#### What is asked:
Take the lines beginning with the one that contains "Recreate this image" and ending with the one that contains "-2.5, -2.68, -3.85];", and set them down exactly. Omit all pictures.

#### Source material:

+===+

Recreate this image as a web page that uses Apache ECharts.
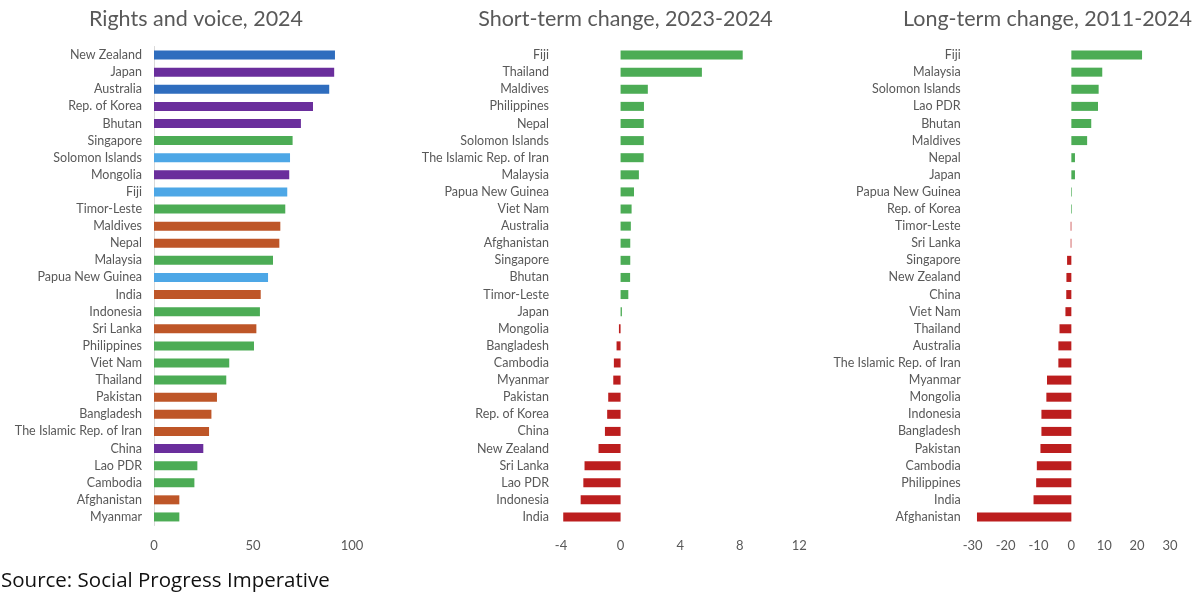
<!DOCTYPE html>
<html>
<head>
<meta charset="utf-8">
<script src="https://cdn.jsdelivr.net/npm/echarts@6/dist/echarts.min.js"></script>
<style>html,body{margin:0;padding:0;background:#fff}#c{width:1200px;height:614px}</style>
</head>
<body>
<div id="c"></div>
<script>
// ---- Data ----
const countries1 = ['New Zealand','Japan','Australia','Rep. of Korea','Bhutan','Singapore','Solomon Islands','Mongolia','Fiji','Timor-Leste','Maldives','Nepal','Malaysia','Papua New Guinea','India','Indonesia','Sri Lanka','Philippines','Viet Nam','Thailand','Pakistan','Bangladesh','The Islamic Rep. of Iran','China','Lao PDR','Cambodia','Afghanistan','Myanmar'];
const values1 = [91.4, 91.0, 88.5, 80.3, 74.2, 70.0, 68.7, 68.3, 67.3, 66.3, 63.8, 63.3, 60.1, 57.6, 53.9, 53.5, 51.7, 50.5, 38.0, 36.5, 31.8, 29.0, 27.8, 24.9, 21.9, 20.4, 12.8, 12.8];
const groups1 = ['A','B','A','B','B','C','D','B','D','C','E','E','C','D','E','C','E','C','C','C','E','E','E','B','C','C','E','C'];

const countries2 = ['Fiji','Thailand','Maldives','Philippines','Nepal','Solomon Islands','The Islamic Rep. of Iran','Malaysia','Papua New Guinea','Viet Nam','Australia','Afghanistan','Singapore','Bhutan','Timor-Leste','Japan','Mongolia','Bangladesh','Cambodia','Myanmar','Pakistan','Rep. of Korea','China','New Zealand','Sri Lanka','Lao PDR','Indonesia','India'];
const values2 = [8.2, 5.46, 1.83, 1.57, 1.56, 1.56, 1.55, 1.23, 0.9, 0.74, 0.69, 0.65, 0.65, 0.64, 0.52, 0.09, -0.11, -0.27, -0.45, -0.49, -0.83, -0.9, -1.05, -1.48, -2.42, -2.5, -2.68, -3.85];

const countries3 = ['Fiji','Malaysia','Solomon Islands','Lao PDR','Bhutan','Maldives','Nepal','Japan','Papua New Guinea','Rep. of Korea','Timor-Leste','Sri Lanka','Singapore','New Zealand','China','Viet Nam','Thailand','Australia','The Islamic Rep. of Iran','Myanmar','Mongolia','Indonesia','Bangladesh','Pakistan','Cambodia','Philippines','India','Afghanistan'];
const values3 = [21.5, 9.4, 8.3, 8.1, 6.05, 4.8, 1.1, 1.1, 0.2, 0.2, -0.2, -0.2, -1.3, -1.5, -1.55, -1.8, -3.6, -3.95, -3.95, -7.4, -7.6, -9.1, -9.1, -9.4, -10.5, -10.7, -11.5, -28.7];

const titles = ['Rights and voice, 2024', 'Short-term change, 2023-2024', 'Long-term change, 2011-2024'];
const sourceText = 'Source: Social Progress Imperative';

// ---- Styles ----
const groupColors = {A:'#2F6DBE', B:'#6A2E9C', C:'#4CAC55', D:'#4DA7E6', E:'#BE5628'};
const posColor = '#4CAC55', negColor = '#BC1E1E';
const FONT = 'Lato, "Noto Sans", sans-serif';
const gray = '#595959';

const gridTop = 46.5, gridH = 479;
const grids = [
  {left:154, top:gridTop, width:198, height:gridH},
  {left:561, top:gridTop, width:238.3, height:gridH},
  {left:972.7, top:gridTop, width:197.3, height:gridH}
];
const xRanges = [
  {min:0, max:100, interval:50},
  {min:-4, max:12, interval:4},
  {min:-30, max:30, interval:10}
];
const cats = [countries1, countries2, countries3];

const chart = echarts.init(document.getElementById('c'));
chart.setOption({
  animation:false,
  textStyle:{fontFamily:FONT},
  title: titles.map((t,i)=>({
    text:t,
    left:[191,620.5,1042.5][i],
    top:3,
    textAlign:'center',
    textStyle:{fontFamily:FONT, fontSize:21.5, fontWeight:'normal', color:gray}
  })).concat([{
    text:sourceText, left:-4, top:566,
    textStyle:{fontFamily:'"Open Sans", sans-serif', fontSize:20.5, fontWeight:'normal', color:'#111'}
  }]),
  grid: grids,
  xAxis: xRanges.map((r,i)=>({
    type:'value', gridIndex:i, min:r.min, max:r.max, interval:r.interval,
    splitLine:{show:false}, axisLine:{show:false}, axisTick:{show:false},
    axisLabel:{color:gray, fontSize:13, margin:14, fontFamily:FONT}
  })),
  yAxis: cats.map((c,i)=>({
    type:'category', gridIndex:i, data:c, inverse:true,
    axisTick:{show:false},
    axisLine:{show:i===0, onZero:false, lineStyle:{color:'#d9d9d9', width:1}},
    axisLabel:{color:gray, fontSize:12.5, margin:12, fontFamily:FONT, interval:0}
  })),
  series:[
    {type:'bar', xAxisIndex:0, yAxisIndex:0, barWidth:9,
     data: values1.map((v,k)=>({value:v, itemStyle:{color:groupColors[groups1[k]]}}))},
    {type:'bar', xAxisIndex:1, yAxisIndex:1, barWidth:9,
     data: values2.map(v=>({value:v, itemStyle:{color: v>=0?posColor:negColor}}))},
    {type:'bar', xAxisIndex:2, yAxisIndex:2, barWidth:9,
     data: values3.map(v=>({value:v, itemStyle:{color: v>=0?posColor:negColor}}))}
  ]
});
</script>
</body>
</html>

+===+

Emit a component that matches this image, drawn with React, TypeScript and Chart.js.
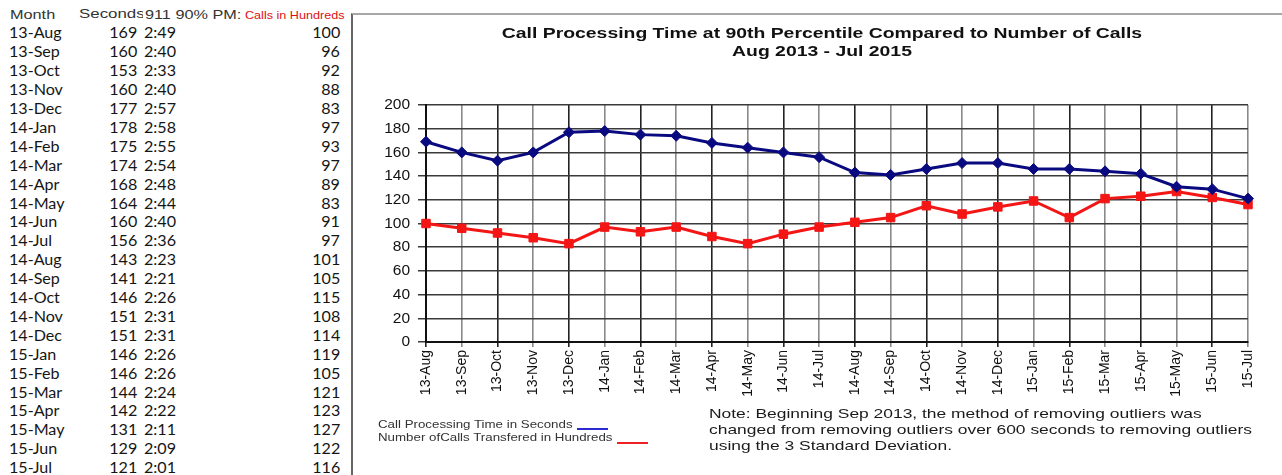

+===+

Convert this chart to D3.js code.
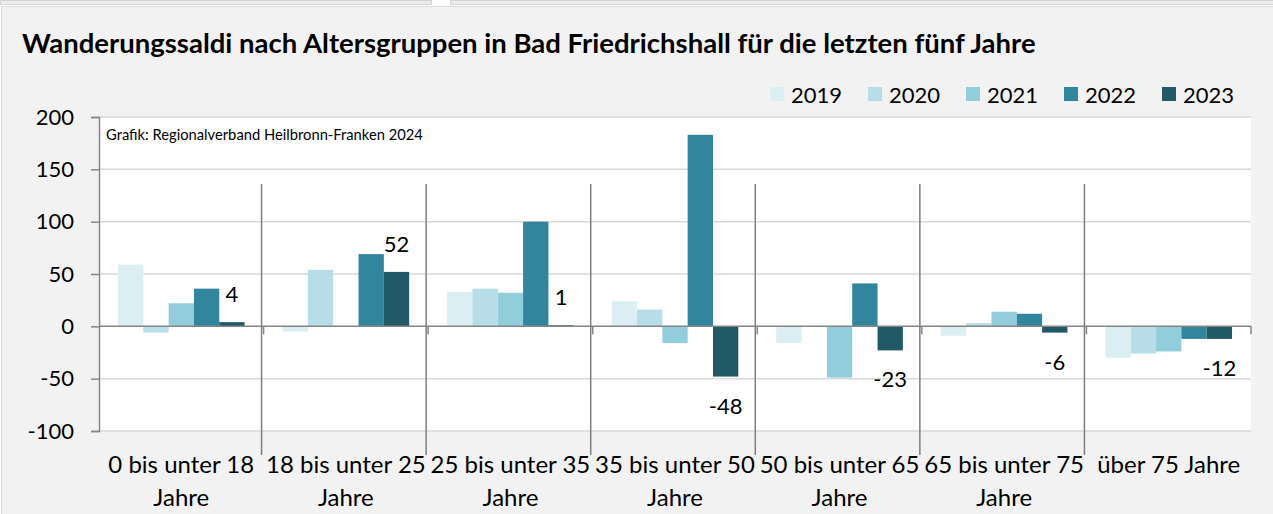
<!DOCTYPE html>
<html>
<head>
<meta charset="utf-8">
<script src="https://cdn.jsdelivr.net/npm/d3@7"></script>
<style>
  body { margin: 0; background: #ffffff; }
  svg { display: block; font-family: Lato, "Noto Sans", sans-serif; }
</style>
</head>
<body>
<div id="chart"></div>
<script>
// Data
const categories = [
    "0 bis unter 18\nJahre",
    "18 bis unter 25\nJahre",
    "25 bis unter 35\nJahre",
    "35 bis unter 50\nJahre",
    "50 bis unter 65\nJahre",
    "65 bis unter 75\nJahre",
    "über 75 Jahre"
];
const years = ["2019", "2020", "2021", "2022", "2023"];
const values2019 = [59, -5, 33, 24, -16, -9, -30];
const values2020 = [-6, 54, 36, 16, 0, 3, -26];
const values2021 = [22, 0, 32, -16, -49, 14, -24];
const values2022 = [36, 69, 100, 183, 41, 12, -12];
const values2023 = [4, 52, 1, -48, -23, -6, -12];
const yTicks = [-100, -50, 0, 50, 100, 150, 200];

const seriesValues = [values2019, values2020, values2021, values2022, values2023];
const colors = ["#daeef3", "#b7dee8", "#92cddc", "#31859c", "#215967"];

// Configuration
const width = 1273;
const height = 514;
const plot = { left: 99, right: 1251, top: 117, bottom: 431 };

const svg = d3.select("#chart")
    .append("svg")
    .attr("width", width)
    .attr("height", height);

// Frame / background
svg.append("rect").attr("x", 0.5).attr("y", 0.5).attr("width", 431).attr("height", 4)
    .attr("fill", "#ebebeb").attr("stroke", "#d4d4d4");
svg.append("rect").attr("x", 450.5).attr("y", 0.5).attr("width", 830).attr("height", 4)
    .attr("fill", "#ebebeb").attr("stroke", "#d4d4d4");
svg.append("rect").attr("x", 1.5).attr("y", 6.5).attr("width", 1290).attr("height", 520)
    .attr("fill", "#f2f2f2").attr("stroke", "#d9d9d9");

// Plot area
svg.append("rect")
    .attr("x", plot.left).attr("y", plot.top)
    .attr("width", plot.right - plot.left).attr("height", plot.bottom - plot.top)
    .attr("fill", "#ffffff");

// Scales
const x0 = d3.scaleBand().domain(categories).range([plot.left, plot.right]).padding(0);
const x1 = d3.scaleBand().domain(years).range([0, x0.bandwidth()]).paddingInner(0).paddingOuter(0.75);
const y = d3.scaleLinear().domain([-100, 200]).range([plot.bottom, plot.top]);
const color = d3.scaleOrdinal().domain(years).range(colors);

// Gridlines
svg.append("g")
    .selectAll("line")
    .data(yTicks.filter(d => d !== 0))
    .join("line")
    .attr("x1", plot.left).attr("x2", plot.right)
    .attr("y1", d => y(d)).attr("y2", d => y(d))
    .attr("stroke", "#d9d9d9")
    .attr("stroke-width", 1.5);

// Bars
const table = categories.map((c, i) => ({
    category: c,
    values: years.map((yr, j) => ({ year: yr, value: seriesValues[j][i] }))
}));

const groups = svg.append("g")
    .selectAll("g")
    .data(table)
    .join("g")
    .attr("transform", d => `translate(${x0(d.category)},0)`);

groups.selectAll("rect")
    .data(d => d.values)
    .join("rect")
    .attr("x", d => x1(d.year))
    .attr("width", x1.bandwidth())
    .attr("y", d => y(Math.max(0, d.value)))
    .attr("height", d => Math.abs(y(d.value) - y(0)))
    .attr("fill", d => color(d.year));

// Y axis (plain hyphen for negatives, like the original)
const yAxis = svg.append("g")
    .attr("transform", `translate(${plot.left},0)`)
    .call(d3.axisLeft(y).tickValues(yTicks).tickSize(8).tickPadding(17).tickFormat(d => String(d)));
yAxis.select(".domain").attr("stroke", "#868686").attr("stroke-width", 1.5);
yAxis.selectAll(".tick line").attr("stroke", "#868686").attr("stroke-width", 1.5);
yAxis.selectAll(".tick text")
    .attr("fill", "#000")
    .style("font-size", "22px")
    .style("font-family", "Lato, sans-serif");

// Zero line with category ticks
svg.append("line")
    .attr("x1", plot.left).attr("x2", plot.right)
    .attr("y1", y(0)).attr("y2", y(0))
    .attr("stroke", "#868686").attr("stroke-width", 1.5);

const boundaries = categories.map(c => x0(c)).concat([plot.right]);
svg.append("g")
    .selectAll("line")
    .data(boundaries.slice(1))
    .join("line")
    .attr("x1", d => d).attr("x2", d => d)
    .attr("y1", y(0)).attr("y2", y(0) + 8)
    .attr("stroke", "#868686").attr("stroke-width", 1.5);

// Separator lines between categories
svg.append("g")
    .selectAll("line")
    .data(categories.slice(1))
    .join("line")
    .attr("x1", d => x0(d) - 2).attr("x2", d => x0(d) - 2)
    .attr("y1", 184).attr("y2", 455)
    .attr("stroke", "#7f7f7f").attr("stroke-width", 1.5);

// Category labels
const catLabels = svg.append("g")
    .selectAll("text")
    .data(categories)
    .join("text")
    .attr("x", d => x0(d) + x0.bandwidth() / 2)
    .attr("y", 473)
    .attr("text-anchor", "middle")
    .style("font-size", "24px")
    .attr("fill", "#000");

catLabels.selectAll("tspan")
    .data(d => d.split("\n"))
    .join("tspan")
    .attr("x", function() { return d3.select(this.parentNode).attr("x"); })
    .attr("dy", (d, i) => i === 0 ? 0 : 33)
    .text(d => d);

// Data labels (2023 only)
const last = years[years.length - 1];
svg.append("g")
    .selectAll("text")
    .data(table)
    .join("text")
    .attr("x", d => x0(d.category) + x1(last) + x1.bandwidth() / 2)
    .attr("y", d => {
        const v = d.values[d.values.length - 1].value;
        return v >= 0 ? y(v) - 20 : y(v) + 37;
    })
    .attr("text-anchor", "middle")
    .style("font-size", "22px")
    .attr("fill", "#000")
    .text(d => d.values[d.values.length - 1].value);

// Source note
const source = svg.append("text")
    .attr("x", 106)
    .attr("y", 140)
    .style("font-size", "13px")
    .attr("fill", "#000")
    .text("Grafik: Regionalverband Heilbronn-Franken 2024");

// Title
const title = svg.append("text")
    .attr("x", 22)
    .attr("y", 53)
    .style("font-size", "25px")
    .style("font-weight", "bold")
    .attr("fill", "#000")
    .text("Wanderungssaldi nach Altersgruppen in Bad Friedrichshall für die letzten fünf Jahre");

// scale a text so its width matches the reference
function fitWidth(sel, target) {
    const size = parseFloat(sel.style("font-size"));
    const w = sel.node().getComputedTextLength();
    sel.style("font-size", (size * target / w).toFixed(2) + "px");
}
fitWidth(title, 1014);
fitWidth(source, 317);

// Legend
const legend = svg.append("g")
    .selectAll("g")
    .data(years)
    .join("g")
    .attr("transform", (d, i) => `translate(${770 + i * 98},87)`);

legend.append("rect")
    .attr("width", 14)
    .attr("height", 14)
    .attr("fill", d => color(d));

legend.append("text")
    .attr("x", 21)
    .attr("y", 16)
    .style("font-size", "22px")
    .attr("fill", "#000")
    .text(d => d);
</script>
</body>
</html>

+===+

#### Task solution:
Recreate this image as a web page that uses Apache ECharts.
<!DOCTYPE html>
<html>
<head>
<meta charset="utf-8">
<script src="https://cdn.jsdelivr.net/npm/echarts@6/dist/echarts.min.js"></script>
<style>html,body{margin:0;padding:0;background:#fff}#c{width:1200px;height:614px}</style>
</head>
<body>
<div id="c"></div>
<script>
// ---- Data ----
const countries1 = ['New Zealand','Japan','Australia','Rep. of Korea','Bhutan','Singapore','Solomon Islands','Mongolia','Fiji','Timor-Leste','Maldives','Nepal','Malaysia','Papua New Guinea','India','Indonesia','Sri Lanka','Philippines','Viet Nam','Thailand','Pakistan','Bangladesh','The Islamic Rep. of Iran','China','Lao PDR','Cambodia','Afghanistan','Myanmar'];
const values1 = [91.4, 91.0, 88.5, 80.3, 74.2, 70.0, 68.7, 68.3, 67.3, 66.3, 63.8, 63.3, 60.1, 57.6, 53.9, 53.5, 51.7, 50.5, 38.0, 36.5, 31.8, 29.0, 27.8, 24.9, 21.9, 20.4, 12.8, 12.8];
const groups1 = ['A','B','A','B','B','C','D','B','D','C','E','E','C','D','E','C','E','C','C','C','E','E','E','B','C','C','E','C'];

const countries2 = ['Fiji','Thailand','Maldives','Philippines','Nepal','Solomon Islands','The Islamic Rep. of Iran','Malaysia','Papua New Guinea','Viet Nam','Australia','Afghanistan','Singapore','Bhutan','Timor-Leste','Japan','Mongolia','Bangladesh','Cambodia','Myanmar','Pakistan','Rep. of Korea','China','New Zealand','Sri Lanka','Lao PDR','Indonesia','India'];
const values2 = [8.2, 5.46, 1.83, 1.57, 1.56, 1.56, 1.55, 1.23, 0.9, 0.74, 0.69, 0.65, 0.65, 0.64, 0.52, 0.09, -0.11, -0.27, -0.45, -0.49, -0.83, -0.9, -1.05, -1.48, -2.42, -2.5, -2.68, -3.85];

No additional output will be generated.